Myth-Stakes of Partner Building 105

Myth-Stakes of Partner Building 105: (a) PLM VAR channel partners thinking that traditional forms of “value added” will protect their business model from being disrupted, then disintermediated, and finally obsoleted.  (b) Software solution providers believing that channel partners can successfully add all the value needed if their partners act just like a smaller cloned version of themselves.

In my last Alliance Alchemy post I claimed that the traditional PLM VAR business model was suffering if not collapsing within many maturing solution segments (e.g. CAD, PDM, CAM, CAE, PPM, EDA, etc.) of the $40B global PLM market. I also submitted that this is not all bad news, but an opportunity for the channel to evolve its value proposition to a higher level that is more profitable and sustainable over the long run than just “selling” a product.

Since then I have heard several reasonable challenges to my claim with examples cited of solution providers celebrating growth in their channel programs and indirect revenues. I have no doubt there are numerous successful partnerships in many PLM markets, whether they be Value-Added Resellers (VAR), System Integrators (SI), Consulting Service Providers (CSP) or new hybrids that I have coined as Value-Added Collaborators (VAC). In future posts I will be examining what makes some of these channels more productive than others.

Yet, I maintain that successful partners who meet or exceed the business expectations of their ownership, customers, and solution providers are relatively rare, and the trend is not good. The evidence speaks for itself when you look under the hood of the PLM economy and see much consolidation and merger activity within the channels. The reasons for this aggregation are not surprising. Most believe that larger scale is needed for financial viability of partners, even with the risk of loss of focus and diluted value added.

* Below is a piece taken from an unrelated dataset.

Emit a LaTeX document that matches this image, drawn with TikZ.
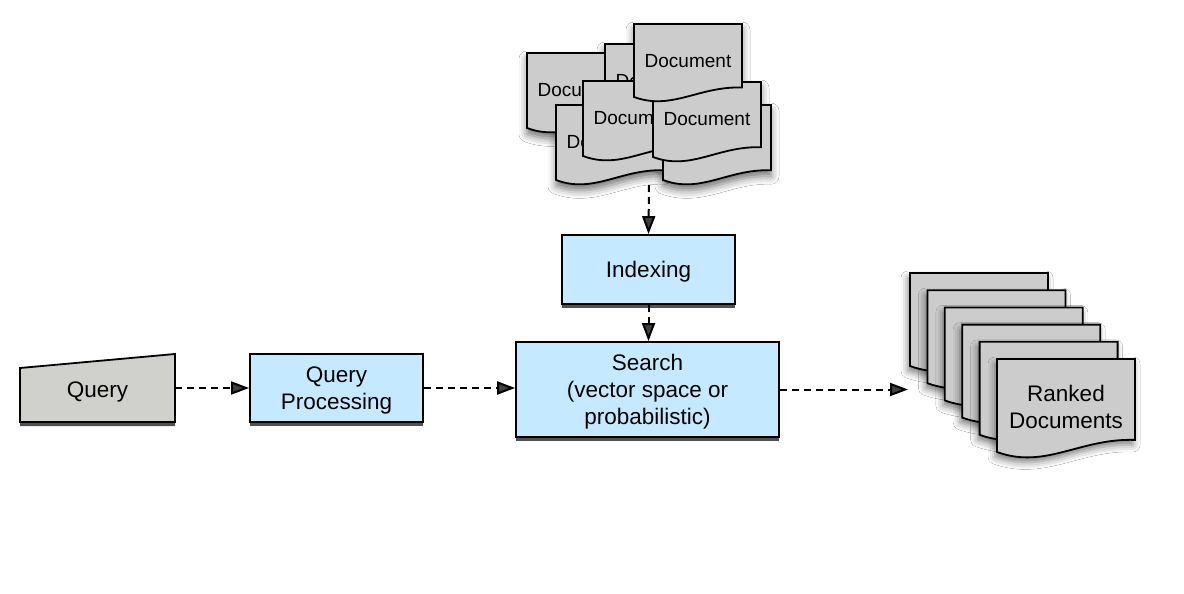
\documentclass[tikz,border=0pt]{standalone}
\usepackage{fontspec}
\setmainfont{Liberation Sans}
\usetikzlibrary{arrows.meta,shadows,shadows.blur}

\definecolor{boxblue}{RGB}{197,234,255}
\definecolor{docgray}{RGB}{204,204,204}
\definecolor{querygray}{RGB}{208,209,204}

\tikzset{
  procbox/.style={draw=black, line width=1.8pt, fill=boxblue, inner sep=0pt,
    drop shadow={shadow xshift=0pt, shadow yshift=-4pt, fill=black!80, opacity=.85}},
  boxtext/.style={align=center, font=\fontsize{22.5}{27}\selectfont, inner sep=0pt},
  flow/.style={line width=2pt, dash pattern=on 7pt off 5pt,
    -{Triangle[length=18pt,width=13pt]}},
  docpage/.style={draw=black, line width=1.8pt, fill=docgray},
  docshade/.style={blur shadow={shadow xshift=0pt, shadow yshift=-6pt,
    shadow blur radius=8pt, shadow opacity=55}},
  doclabel/.style={font=\fontsize{19}{23}\selectfont, inner sep=0pt},
  rankshade/.style={blur shadow={shadow xshift=-2pt, shadow yshift=-5pt,
    shadow blur radius=7pt, shadow opacity=50}},
}

% #1 left, #2 top, #3 width, #4 left height
\newcommand\docoutline[4]{(#1,#2) -- (#1+#3,#2) -- (#1+#3,#2+0.87*#4)
  .. controls (#1+0.6*#3,#2+0.85*#4) and (#1+0.35*#3,#2+1.19*#4) .. (#1,#2+#4) -- cycle}

\begin{document}
\begin{tikzpicture}[x=1pt,y=-1pt]
\useasboundingbox[fill=white] (0,0) rectangle (1184,594);

% ---------- document pile (top) ----------
\foreach \l/\t in {527/53,605/44,556/105,663/105,583/81,653/82,634/24}{
  \path[docshade] \docoutline{\l}{\t}{108}{75};
}
\path[docpage] \docoutline{527}{53}{108}{75};
\node[doclabel] (docA) at (581,90) {Document};
\path[docpage] \docoutline{605}{44}{108}{75};
\node[doclabel] (docB) at (659,81) {Document};
\path[docpage] \docoutline{556}{105}{108}{75};
\node[doclabel] (docD) at (610,142) {Document};
\path[docpage] \docoutline{663}{105}{108}{75};
\node[doclabel] (docG) at (717,142) {Document};
\path[docpage] \docoutline{583}{81}{108}{75};
\node[doclabel] (docE) at (637,118) {Document};
\path[docpage] \docoutline{653}{82}{108}{75};
\node[doclabel] (docF) at (707,119) {Document};
\path[docpage] \docoutline{634}{24}{108}{73};
\node[doclabel] (docC) at (688,61) {Document};
\coordinate (pilebot) at (649,185);

% ---------- ranked documents ----------
\foreach \i in {0,...,4}{
  \path[docpage, rankshade] \docoutline{910+17.4*\i}{273+17.2*\i}{138}{93};
}
\path[docpage, rankshade] \docoutline{997}{359}{138}{93};
\node[boxtext] (ranked) at (1066,407) {Ranked\\Documents};
\coordinate (rankin) at (908,389.5);

% ---------- query ----------
\path[draw=black, line width=1.8pt, fill=querygray,
  drop shadow={shadow xshift=0pt, shadow yshift=-4pt, fill=black!80, opacity=.85}]
  (20,368) -- (175,354) -- (175,422) -- (20,422) -- cycle;
\node[minimum width=155pt, minimum height=68pt, inner sep=0pt] (query) at (97.5,388) {};
\node[boxtext] (querytext) at ([yshift=-4pt]query.center) {Query};

% ---------- process boxes ----------
\node[procbox, minimum width=173pt, minimum height=68pt] (qp) at (336.5,388) {};
\node[boxtext] (qptext) at ([yshift=-2.5pt]qp.center) {Query\\Processing};
\node[procbox, minimum width=263pt, minimum height=95pt] (search) at (647.5,389.5) {};
\node[boxtext] (searchtext) at ([yshift=-2.5pt]search.center)
  {Search\\(vector space or\\probabilistic)};
\node[procbox, minimum width=173pt, minimum height=69pt] (idx) at (648.5,269.5) {};
\node[boxtext] (idxtext) at ([yshift=-2.5pt]idx.center) {Indexing};

% ---------- connectors ----------
\draw[flow] (query.east) -- (qp.west);
\draw[flow] (qp.east) -- (qp.east -| search.west);
\draw[flow] (search.east) -- (rankin);
\draw[flow] (pilebot) -- (idx.north);
\draw[flow] (idx.south) -- (idx.south |- search.north);
\end{tikzpicture}
\end{document}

In my last post I shared just a few of the organizational functions and technical competencies in which solution providers and customers alike expect their partners to be proficient if not exceptional. These are all considered the classic elements of value added that partners bring to the dance in one form or the other. A more complete list includes the following:

•  Expert knowledge of the products they resell and support

•  Familiarity with underlying technologies and trends behind these products

•  Digital infrastructure and skills for supporting and training users

•  Consulting methodologies and best practices for implementation and integration

•  Sales savvy and pre-sales skills

•  Commercial account management acumen

•  Territory familiarity and access to it

•  Relationships with targeted customers at multiple levels

•  Intimacy with business drivers, trends, pains, and needs of key industries

•  Proficiency and reach of field marketing

•  Financial agility to survive through long investment and procurement cycles

• Sensitivity to global business culture norms with international partners and customers

Wow, are we kidding ourselves? Many large enterprise solution providers struggle to master and perform in all of these functions with any consistency. Yet, somehow they have convinced their investors, partners, customers, and analyst media to believe that most of these competences can be acquired and then scaled up or down to match whatever size the partner may be for whatever their customer base requires.

Ironically, solution software providers and their reseller partners who grossly underestimate the competencies required to be successful may actually be accelerating the disintermediation of the channel. Providers across PLM markets have spent years investing in partner recruitment, product training, sales enablement programs, and other forms of channel education and empowerment. Yet the results have been very mixed.

Often, the cost and time required to make a channel deliver at even modest levels is so huge that executives often ask why they are trying to sell thru a channel at all. A frequently cited reason is that the cost of sales is lower and margins higher when letting the channel take down small to midsize business  (SMB). This is very vulnerable value added. There are many tales of conflict not just between different channel partners but between partners and the hungry sales force of their own solution providers who often claim as the deal gets closer that the partner does not have what it takes to win competitive business.

An exception of course are wise solution providers who chose from the start to sell all or part of their product portfolio exclusively through the channel. Ditto for those providers who use channel partners as their sole agent in international territories instead of operating wholly owned subsidiaries. But SaaS and cloud delivery platforms may still have the last word.

It is no secret that many small to mid-size partners are being consolidated with the match-making encouragement of their OEM solution providers who know the channel business model is very difficult to make work, especially at a small scale. The hope is that scaling up a partner’s size will allow them to invest in mastering all the competencies required. However, scaling down the aperture of market focus to develop greater expertise in fewer domains may prove to be more achievable than scaling up to chase all things for everyone.

It did not use to be this way. In the early stages of many PLM market segments, just a willingness by a partner to call back a small customer and demonstrate one product out of a portfolio of many on the price list was all that was needed to secure a purchase order. Those days are over, though some have not gotten the message.

Our PLM industry needs to surrender the fantasy that partners can master all the competencies needed for success as if they were a small clone of their OEM solution providers. As soon as we let go of that myth both sides of the channel can be freed to innovate and evolve to a more sustainable business model. One that rewards right-size partners who have hyper-focus on a limited number of targeted industries, solution markets, technical competencies, and software products, including those new or yet proven from unknown ISVs. This in turn will incubate a level of expertise that fuels partners with the deep insights to deliver greater value to their customers than even their OEM solution providers can imagine.